Ans: Tools of financial Statement analysis: The main objective of financial analysis to determine the financial health of a business enterprise. The analysis may be done with the help of following tools:
a)      Comparative balance sheets and income statements                              2016
b)      Common size statements,                                   2015
c)       Trend analysis,                                                          2014
d)      Ratio analysis,
e)      Cash flow analysis.
a) Comparative Financial Statements: Comparative Financial Statements is primarily an analytical study of the different items shown in the Income Statement and Balance Sheet over a period of time. It may refer to:
(i) Financial statements of an enterprise for two or more accounting years (Inter-period Comparison)
(ii) Financial statements of different enterprises for the same accounting year (Inter-firm Comparison).
The Financial Statements reveals the trading results and financial statement of a concern. But the Comparative Statement presents a review of two or more years. It shows the absolute change from one period to another.
Comparative statements are of two types – “Comparative balance sheets and Comparative income statements”.
Merits of Comparative Financial Statements:
(i)     Comparison of financial statements helps to identify the size and direction of changes in financial position of an enterprise.
(ii)   These statements help to ascertain the weakness and soundness about liquidity, profitability and solvency of an enterprise.
(iii) These statements help the management in making forecasts for the future.
Demerits of Comparative Financial Statements:
(i)     Inter-firm comparison may be misleading if the firms are not of the same age and size, follow different accounting policies.
(ii)   Inter-period comparison will also be misleading if there is frequent changes in accounting policies.
b) Common Size Statements: Common size statement is the statement in which amounts of individual item of balance sheet and profit and loss account for two or more years are written. These amounts are further converted into percentage to some common base. It can be net sales in the case of profit and loss account and total of balance sheet for the balance sheet.

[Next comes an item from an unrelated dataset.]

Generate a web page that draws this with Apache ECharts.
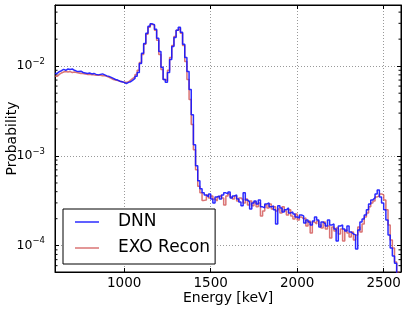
<!DOCTYPE html>
<html><head><meta charset="utf-8">
<script src="https://cdn.jsdelivr.net/npm/echarts@6/dist/echarts.min.js"></script>
<style>html,body{margin:0;padding:0;background:#fff}#c{width:407px;height:312px}</style>
</head><body><div id="c"></div>
<script>
const xMin = 600, xMax = 2600;
const yMin = 5.1e-5, yMax = 0.048;
const binStart = 600, binWidth = 12.5;
const seriesNames = ['DNN', 'EXO Recon'];
const dnn = [
0.0083,0.0087,0.0089,0.0092,0.0090,0.0093,0.0092,0.0093,0.0090,0.0088,
0.0087,0.0088,0.0085,0.0084,0.0083,0.0084,0.0082,0.0083,0.0081,0.0080,
0.0081,0.0082,0.0080,0.0078,0.0077,0.0075,0.0073,0.0071,0.0070,0.0068,
0.0067,0.0066,0.0064,0.0066,0.0067,0.0070,0.0073,0.0077,0.0085,0.0107,
0.0139,0.0179,0.0232,0.0278,0.0296,0.0289,0.0257,0.0204,0.0146,0.0097,
0.0071,0.0066,0.0085,0.0119,0.0166,0.0209,0.0251,0.0271,0.0238,0.0175,
0.0125,0.0087,0.0055,0.00288,0.00133,0.00078,0.00053,0.00043,0.00039,
0.000368,0.000350,0.000378,0.000332,0.000300,0.000350,0.000359,0.000332,0.000368,0.000388,0.000378,
0.000398,0.000341,0.000359,0.000368,0.000332,0.000308,0.000278,0.000388,0.000324,0.000308,
0.000257,0.000300,0.000316,0.000292,0.000324,0.000271,0.000264,0.000292,0.000300,0.000271,
0.000278,0.000251,0.000175,0.000278,0.000264,0.000238,0.000251,0.000264,0.000232,0.000238,
0.000226,0.000209,0.000204,0.000220,0.000215,0.000179,0.000194,0.000184,0.000170,0.000189,
0.000209,0.000194,0.000162,0.000184,0.000175,0.000166,0.000194,0.000170,0.000175,0.000154,
0.000113,0.000166,0.000170,0.000154,0.000146,0.000166,0.000142,0.000135,0.000132,0.0000918,
0.000150,0.000184,0.000199,0.000220,0.000251,0.000292,0.000324,0.000341,0.000378,0.000419,
0.000350,0.000300,0.000251,0.000194,0.000132,0.0000942,0.0000767,0.0000640,0.0000470,0.0000320
];
const exo = [
0.0077,0.0081,0.0084,0.0086,0.0087,0.0086,0.0087,0.0085,0.0086,0.0085,
0.0084,0.0083,0.0083,0.0082,0.0081,0.0081,0.0080,0.0080,0.0079,0.0079,
0.0079,0.0078,0.0078,0.0077,0.0075,0.0073,0.0071,0.0070,0.0069,0.0068,
0.0067,0.0066,0.0066,0.0067,0.0070,0.0073,0.0076,0.0081,0.0090,0.0110,
0.0135,0.0175,0.0226,0.0271,0.0292,0.0285,0.0251,0.0194,0.0135,0.0092,
0.0071,0.0069,0.0090,0.0125,0.0170,0.0214,0.0251,0.0264,0.0232,0.0170,
0.0113,0.0071,0.00425,0.00224,0.00117,0.00070,0.00046,0.00039,0.00032,
0.000324,0.000368,0.000341,0.000359,0.000332,0.000316,0.000350,0.000368,0.000341,0.000285,0.000359,
0.000378,0.000350,0.000332,0.000359,0.000316,0.000341,0.000324,0.000300,0.000332,0.000285,
0.000316,0.000278,0.000308,0.000271,0.000300,0.000215,0.000244,0.000285,0.000264,0.000292,
0.000257,0.000271,0.000244,0.000257,0.000232,0.000271,0.000244,0.000220,0.000251,0.000215,
0.000199,0.000226,0.000194,0.000209,0.000199,0.000204,0.000166,0.000189,0.000139,0.000184,
0.000175,0.000189,0.000170,0.000158,0.000184,0.000154,0.000166,0.000122,0.000162,0.000146,
0.000158,0.000135,0.000154,0.000113,0.000150,0.000139,0.000125,0.000142,0.000116,0.000132,
0.000162,0.000142,0.000175,0.000209,0.000232,0.000271,0.000300,0.000316,0.000350,0.000359,
0.000378,0.000368,0.000324,0.000251,0.000170,0.000116,0.0000942,0.0000657,0.0000508,0.0000364
];
const yMinorTicks = [6e-5,7e-5,8e-5,9e-5,
  2e-4,3e-4,4e-4,5e-4,6e-4,7e-4,8e-4,9e-4,
  2e-3,3e-3,4e-3,5e-3,6e-3,7e-3,8e-3,9e-3,
  2e-2,3e-2,4e-2];

const blue = 'rgba(20,20,255,0.9)';
const red = 'rgba(205,70,70,0.75)';

function toSteps(vals) {
  const d = vals.map((v, i) => [binStart + i * binWidth, v]);
  d.push([binStart + vals.length * binWidth, vals[vals.length - 1]]);
  return d;
}
const supMinus = s => String(s).replace('-', '\u2212');

const chart = echarts.init(document.getElementById('c'), null, {renderer: 'canvas'});
const grid = {left: 55, right: 6, top: 5, bottom: 40, show: true, borderColor: '#000', borderWidth: 1,
  backgroundColor: 'transparent', containLabel: false, outerBoundsMode: 'none'};
const split = {show: true, lineStyle: {color: '#999', type: [1, 2], width: 1}};
chart.setOption({
  animation: false,
  textStyle: {fontFamily: 'DejaVu Sans', color: '#000'},
  grid: grid,
  xAxis: [{
    type: 'value', min: xMin, max: xMax, splitNumber: 5,
    name: 'Energy [keV]', nameLocation: 'middle', nameGap: 19, nameMoveOverlap: false,
    nameTextStyle: {fontSize: 14, color: '#000'},
    axisLine: {show: true, lineStyle: {color: '#000'}},
    axisTick: {show: true, inside: true, length: 4, lineStyle: {color: '#000'}},
    axisLabel: {fontSize: 13.5, color: '#000', margin: 4, showMinLabel: false, showMaxLabel: false,
      formatter: v => String(v)},
    splitLine: split
  }, {
    type: 'value', min: xMin, max: xMax, splitNumber: 5, position: 'top',
    axisLine: {show: true, lineStyle: {color: '#000'}},
    axisTick: {show: true, inside: true, length: 4, lineStyle: {color: '#000'}},
    axisLabel: {show: false}, splitLine: {show: false}
  }],
  yAxis: [{
    type: 'log', logBase: 10, min: yMin, max: yMax,
    name: 'Probability', nameLocation: 'middle', nameGap: 36, nameMoveOverlap: false,
    nameTextStyle: {fontSize: 14, color: '#000'},
    axisLine: {show: true, lineStyle: {color: '#000'}},
    axisTick: {show: true, inside: true, length: 4, lineStyle: {color: '#000'}},
    axisLabel: {
      color: '#000', margin: 10, showMinLabel: false, showMaxLabel: false,
      formatter: v => '{b|10}{e|' + supMinus(Math.round(Math.log10(v))) + '}',
      rich: {b: {fontSize: 12.5, color: '#000'}, e: {fontSize: 8.5, color: '#000', padding: [0, 0, 9, 0]}}
    },
    splitLine: split
  }, {
    type: 'log', logBase: 10, min: yMin, max: yMax, position: 'right',
    axisLine: {show: true, lineStyle: {color: '#000'}},
    axisTick: {show: true, inside: true, length: 4, lineStyle: {color: '#000'}},
    axisLabel: {show: false}, splitLine: {show: false}
  }],
  legend: {
    data: [
      {name: seriesNames[0], icon: 'rect', itemStyle: {color: blue}},
      {name: seriesNames[1], icon: 'rect', itemStyle: {color: red}}
    ],
    orient: 'vertical', left: 63, top: 209,
    itemWidth: 24, itemHeight: 1.5, itemGap: 6,
    padding: [3, 5, 6, 12],
    borderColor: '#000', borderWidth: 1, borderRadius: 0, backgroundColor: '#fff',
    textStyle: {fontSize: 17, color: '#000', padding: [0, 0, 0, 14], lineHeight: 20}
  },
  series: [{
    name: seriesNames[1], type: 'line', step: 'end', symbol: 'none',
    data: toSteps(exo), color: red,
    lineStyle: {color: red, width: 1.5}, z: 2
  }, {
    name: seriesNames[0], type: 'line', step: 'end', symbol: 'none',
    data: toSteps(dnn), color: blue,
    lineStyle: {color: blue, width: 1.5}, z: 3
  }, {
    name: 'minorTicks', type: 'custom', silent: true, clip: false,
    data: yMinorTicks.map(v => [xMin, v]),
    renderItem: (params, api) => {
      const v = api.value(1);
      const p1 = api.coord([xMin, v]);
      const p2 = api.coord([xMax, v]);
      const st = {stroke: '#000', lineWidth: 1};
      return {type: 'group', children: [
        {type: 'line', shape: {x1: p1[0], y1: p1[1], x2: p1[0] + 2.5, y2: p1[1]}, style: st},
        {type: 'line', shape: {x1: p2[0] - 2.5, y1: p2[1], x2: p2[0], y2: p2[1]}, style: st}
      ]};
    }
  }]
});
</script></body></html>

Merits of Common Size Statements:
(i)        A common size statement facilitates both types of analysis, horizontal as well as vertical. It allows both comparisons across the years and also each individual item as shown in financial statements.
(ii)      Comparison of the performance and financial condition in respect of different units of the same industry can also be done.
(iii)    These statements help the management in making forecasts for the future.
Demerits of Common Size Statements:
(i)        If there is no identical head of accounts, then inter-firm comparison will be difficult.
(ii)      Inter-firm comparison may be misleading if the firms are not of the same age and size, follow different accounting policies.
(iii)    Inter-period comparison will also be misleading if there is frequent changes in accounting policies.
c) Trend Analysis: Trend analysis is an important tool of horizontal financial analysis. This is helpful in making a comparative study of the financial statements for several years. Under this method trend percentages are calculated for each item of the financial statements taking the figure of base year as 100. The starting year is taken as the base year. The trend percentages show the relationship of each item with its preceding year’s percentages.
Merits of Trend analysis:
(i)        Trend percentages can be presented in the form of Index Numbers showing relative change in the financial statements during a certain period.
(ii)      Trend analysis will exhibit the direction to which the concern is proceeding.
(iii)    The trend ratio may be compared with the industry, in order to know the strong or weak points of a concern.
Demerits of Common Size Statements:
(i)     These are calculated only for major items instead of calculating for all items in the financial statements.
(ii)   Trend values will also be misleading if there is frequent changes in accounting policies.